Good morning, Sally. Thank you so much for coming on the Smashing PBS podcast. I’m really happy to have you on as a guest. I’m excited about this episode. You’ve got lots of wisdom that I’ve already heard some of it in the past. But yeah, how’s your day been? How are you going?
It’s been great. Thanks so much for having me. It’s delightful to be here. I started this morning at 7:00 with one of my coaching clients. He’s a CEO of a large organization and we spent a couple of hours over breakfast together. But what was really interesting was we started with his family life and we talked about how dad could be present when he walked in the door because he’s only in his 40s. He’s got great expectations in the professional environment, but to sustain performance and be support, he’s actually got to be a really good dad first. So, we were just talking through what he could do around sleep, sleep performance, and also being present for his kids. So, yeah, we started there and we’ll work our way through to the boardroom in due course.
I love it. I think that’s something people often talk about work life balance and I feel like, especially if you’re in your own business or if as you say are a CEO or dedicated to what you’re doing, there isn’t always a balance as such; it’s just figuring out which bit gets the most attention at that particular moment.
Yeah. And I’ve always said there’s no such thing as work life balance. It’s a fallacy. So basically it’s a phase of your life and at certain phases you’re a 100 hour a week woman and at some of your phases you can change that application of your energy, but it’s just about where you’re putting your energy. No such thing as work life balance.
I love it. I can finally feel good about the fact that I have no balance. So that’s great.
No balance is good.
Okay. I want to start from I guess the why. You’ve spent years helping high performers build structure, balance, and impact. When and why did you realize you’re so passionate about this?

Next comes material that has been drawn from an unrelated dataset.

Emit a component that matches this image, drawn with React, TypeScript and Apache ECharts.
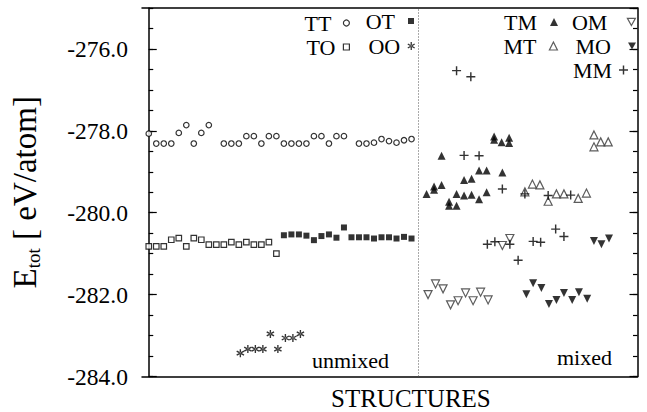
import React, { useEffect, useRef } from "react";
import * as echarts from "echarts";

// ---- data (x = structure index, y = E_tot in eV/atom) ----
const ttX = [0, 1, 2, 3, 4, 5, 6, 7, 8, 10, 11, 12, 13, 14, 15, 16, 17, 18, 19, 20, 21, 22, 23, 24, 25, 26, 28, 29, 30, 31, 32, 33, 34, 35];
const ttY = [-278.07, -278.31, -278.31, -278.31, -278.05, -277.86, -278.31, -278.05, -277.86,
  -278.31, -278.31, -278.31, -278.13, -278.13, -278.31, -278.13, -278.13, -278.31, -278.31, -278.31, -278.31, -278.13, -278.13, -278.31, -278.13, -278.13,
  -278.31, -278.31, -278.29, -278.2, -278.25, -278.29, -278.23, -278.2];

const toX = [0, 1, 2, 3, 4, 5, 6, 7, 8, 9, 10, 11, 12, 13, 14, 15, 16, 17];
const toY = [-280.82, -280.82, -280.82, -280.66, -280.62, -280.82, -280.62, -280.66, -280.78, -280.78, -280.78, -280.72, -280.78, -280.72, -280.78, -280.78, -280.72, -281.0];

const otX = [18, 19, 20, 21, 22, 23, 24, 25, 26, 27, 28, 29, 30, 31, 32, 33, 34, 35];
const otY = [-280.55, -280.53, -280.53, -280.56, -280.67, -280.57, -280.53, -280.61, -280.36, -280.6, -280.6, -280.6, -280.63, -280.6, -280.6, -280.63, -280.59, -280.63];

const ooX = [12.2, 13.2, 14.2, 15.2, 16.2, 17.2, 18.2, 19.2, 20.2];
const ooY = [-283.43, -283.33, -283.33, -283.33, -282.96, -283.33, -283.06, -283.06, -282.96];

const tmX = [37, 38, 38, 39, 39, 40, 40, 41, 41, 42, 42, 43, 43, 44, 44, 45, 45, 46, 46, 47, 47.1, 48, 48];
const tmY = [-279.54, -279.36, -279.44, -279.32, -278.61, -279.73, -279.83, -279.83, -279.54, -279.58, -279.2, -279.56, -279.17, -279.67, -278.97, -279.5, -278.97, -278.14, -278.22, -278.28, -279.02, -278.17, -278.3];

const mtX = [50.1, 51.1, 52.1, 53.2, 54.3, 55.3, 57.2, 58.3, 59.3, 59.3, 60.2, 61.2];
const mtY = [-279.49, -279.3, -279.32, -279.72, -279.54, -279.54, -279.65, -279.52, -278.1, -278.39, -278.27, -278.27];

const omX = [37.2, 38.2, 39.2, 40.2, 41.2, 42.2, 43.2, 44.2, 45.2, 47.1, 48.1];
const omY = [-282.0, -281.74, -281.86, -282.25, -282.15, -281.96, -282.15, -281.94, -282.13, -280.8, -280.63];

const moX = [50.3, 51.2, 52.3, 53.3, 54.3, 55.3, 56.4, 57.3, 58.4, 59.3, 60.3, 61.3];
const moY = [-281.99, -281.72, -281.84, -282.23, -282.13, -281.96, -282.13, -281.94, -282.1, -280.69, -280.77, -280.63];

const mmX = [41.0, 42.0, 42.9, 44.0, 45.1, 46.1, 47.1, 48.1, 49.2, 50.1, 51.2, 52.2, 53.2, 54.2, 55.3, 56.2];
const mmY = [-276.53, -278.6, -276.68, -278.61, -280.77, -280.71, -279.42, -280.77, -281.16, -279.54, -280.7, -280.72, -279.58, -280.4, -280.58, -279.57];

const dividerX = 35.9;
const yMin = -284;
const yMax = -275;
const xMin = -0.9;
const xMax = 65.1;

const FONT = "'Liberation Serif', serif";

const PLUS = "path://M4.2,0L5.8,0L5.8,4.2L10,4.2L10,5.8L5.8,5.8L5.8,10L4.2,10L4.2,5.8L0,5.8L0,4.2L4.2,4.2Z";
const STAR = "path://M4.2,0L5.8,0L5.8,10L4.2,10ZM8.9,8.2L9.7,6.8L1.1,1.8L0.3,3.2ZM9.7,3.2L8.9,1.8L0.3,6.8L1.1,8.2Z";
const DOWN = "path://M0,0L10,0L5,9Z";

function pts(xs: number[], ys: number[]) {
  return xs.map((x, i) => [x, ys[i]]);
}

const hollow = (c = "#000") => ({ color: "#fff", borderColor: c, borderWidth: 1.2 });
const filled = { color: "#000", borderWidth: 0 };

export default function App() {
  const ref = useRef<HTMLDivElement>(null);
  useEffect(() => {
    if (!ref.current) return;
    const chart = echarts.init(ref.current, undefined, { renderer: "svg" });

    const legendCfg = [
      { name: "TT", right: 297, top: 12, size: 6, pad: 7, hollow: true },
      { name: "TO", right: 297, top: 36, size: 6, pad: 3, hollow: true },
      { name: "OT", right: 233, top: 10, size: 6, pad: 8, hollow: false },
      { name: "OO", right: 232, top: 35, size: 8, pad: 2, hollow: false },
      { name: "TM", right: 89, top: 11, size: 8, pad: 8, hollow: false },
      { name: "MT", right: 89, top: 35, size: 8, pad: 8, hollow: true },
      { name: "OM", right: 11, top: 11, size: 8, pad: 15, hollow: true },
      { name: "MO", right: 11, top: 35, size: 8, pad: 12, hollow: false },
      { name: "MM", right: 19, top: 59, size: 9, pad: 2, hollow: false },
    ];

    const yBase = { type: "value", min: yMin, max: yMax, splitLine: { show: false } };

    const option: any = {
      animation: false,
      backgroundColor: "#fff",
      grid: { left: 142, right: 9.5, top: 8, bottom: 35.5 },
      xAxis: [
        { type: "value", min: xMin, max: xMax, position: "bottom", axisLine: { show: true, lineStyle: { color: "#000", width: 1.5 } }, axisTick: { show: false }, axisLabel: { show: false }, splitLine: { show: false } },
        { type: "value", min: xMin, max: xMax, position: "top", axisLine: { show: true, lineStyle: { color: "#000", width: 1.5 } }, axisTick: { show: false }, axisLabel: { show: false }, splitLine: { show: false } },
      ],
      yAxis: [
        {
          ...yBase, position: "left", interval: 2,
          axisLine: { show: true, lineStyle: { color: "#000", width: 1.5 } },
          axisTick: { show: true, inside: true, length: 8, lineStyle: { color: "#000", width: 1.2 } },
          axisLabel: {
            show: true, margin: 14, color: "#000", fontFamily: FONT, fontSize: 23.5, showMaxLabel: false,
            formatter: (v: number) => (Math.abs(v % 2) < 1e-6 ? v.toFixed(1) : ""),
          },
          name: "{e|E}{s|tot}{e| [ eV/atom]}",
          nameLocation: "middle",
          nameRotate: 90,
          nameGap: 99,
          nameTextStyle: {
            color: "#000",
            fontFamily: FONT,
            rich: {
              e: { fontFamily: FONT, fontSize: 33, lineHeight: 36, color: "#000" },
              s: { fontFamily: FONT, fontSize: 19, lineHeight: 19, verticalAlign: "bottom", color: "#000" },
            },
          },
        },
        {
          ...yBase, position: "left", interval: 0.5,
          axisLine: { show: false },
          axisTick: { show: true, inside: true, length: 4.5, lineStyle: { color: "#000", width: 1.2 } },
          axisLabel: { show: false },
        },
        {
          ...yBase, position: "right", interval: 2,
          axisLine: { show: true, lineStyle: { color: "#000", width: 1.5 } },
          axisTick: { show: true, inside: true, length: 8, lineStyle: { color: "#000", width: 1.2 } },
          axisLabel: { show: false },
        },
        {
          ...yBase, position: "right", interval: 0.5,
          axisLine: { show: false },
          axisTick: { show: true, inside: true, length: 4.5, lineStyle: { color: "#000", width: 1.2 } },
          axisLabel: { show: false },
        },
      ],
      legend: legendCfg.map((l) => ({
        data: [{ name: l.name }],
        right: l.right,
        top: l.top,
        padding: 0,
        align: "right",
        itemWidth: l.size,
        itemHeight: l.size,
        selectedMode: false,
        itemStyle: { borderWidth: l.hollow ? 1.2 : 0 },
        textStyle: { color: "#000", fontFamily: FONT, fontSize: 22, lineHeight: 20, padding: [0, l.pad, 0, 0] },
      })),
      series: [
        {
          name: "TT", type: "scatter", symbol: "circle", symbolSize: 5.5, itemStyle: hollow(), data: pts(ttX, ttY), silent: true,
          markLine: {
            silent: true, symbol: ["none", "none"], label: { show: false },
            lineStyle: { type: [1, 2], color: "#555", width: 1 },
            data: [{ xAxis: dividerX }],
          },
        },
        { name: "TO", type: "scatter", symbol: "rect", symbolSize: 5.5, itemStyle: hollow(), data: pts(toX, toY), silent: true },
        { name: "OT", type: "scatter", symbol: "rect", symbolSize: 6, itemStyle: filled, data: pts(otX, otY), silent: true },
        { name: "OO", type: "scatter", symbol: STAR, symbolSize: 8, itemStyle: filled, data: pts(ooX, ooY), silent: true },
        { name: "TM", type: "scatter", symbol: "triangle", symbolSize: 8, itemStyle: filled, data: pts(tmX, tmY), silent: true },
        { name: "MT", type: "scatter", symbol: "triangle", symbolSize: 8, itemStyle: hollow("#333"), data: pts(mtX, mtY), silent: true },
        { name: "OM", type: "scatter", symbol: DOWN, symbolSize: 8, itemStyle: hollow("#333"), data: pts(omX, omY), silent: true },
        { name: "MO", type: "scatter", symbol: DOWN, symbolSize: 8, itemStyle: filled, data: pts(moX, moY), silent: true },
        { name: "MM", type: "scatter", symbol: PLUS, symbolSize: 9, itemStyle: filled, data: pts(mmX, mmY), silent: true },
      ],
      graphic: [
        { type: "text", left: 312, top: 349, style: { text: "unmixed", fill: "#000", font: `22px ${FONT}` } },
        { type: "text", left: 557, top: 346, style: { text: "mixed", fill: "#000", font: `22px ${FONT}` } },
        { type: "text", left: 331, top: 386, style: { text: "STRUCTURES", fill: "#000", font: `25px ${FONT}` } },
      ],
    };

    chart.setOption(option);
    return () => chart.dispose();
  }, []);

  return <div ref={ref} style={{ position: "absolute", left: 0, top: 0, width: 647, height: 412 }} />;
}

Good question. So what I found in my military times was that when things got tough, when people were uncomfortable, people didn’t handle discomfort very well. And I think it’s a reflection, I mean I’m in my 60s now, so I’m quite old. I think now we’re even in a worse situation with young people. As soon as there’s friction and we become uncomfortable, we pick up our phones and we find some dopamine. Whereas in the olden days, I was used to boredom. I was used to entertaining myself, walking outside, finding a tree to climb. Nowadays, you can’t. You travel on a bus or public transport and nobody is looking out the window.
You’re so right.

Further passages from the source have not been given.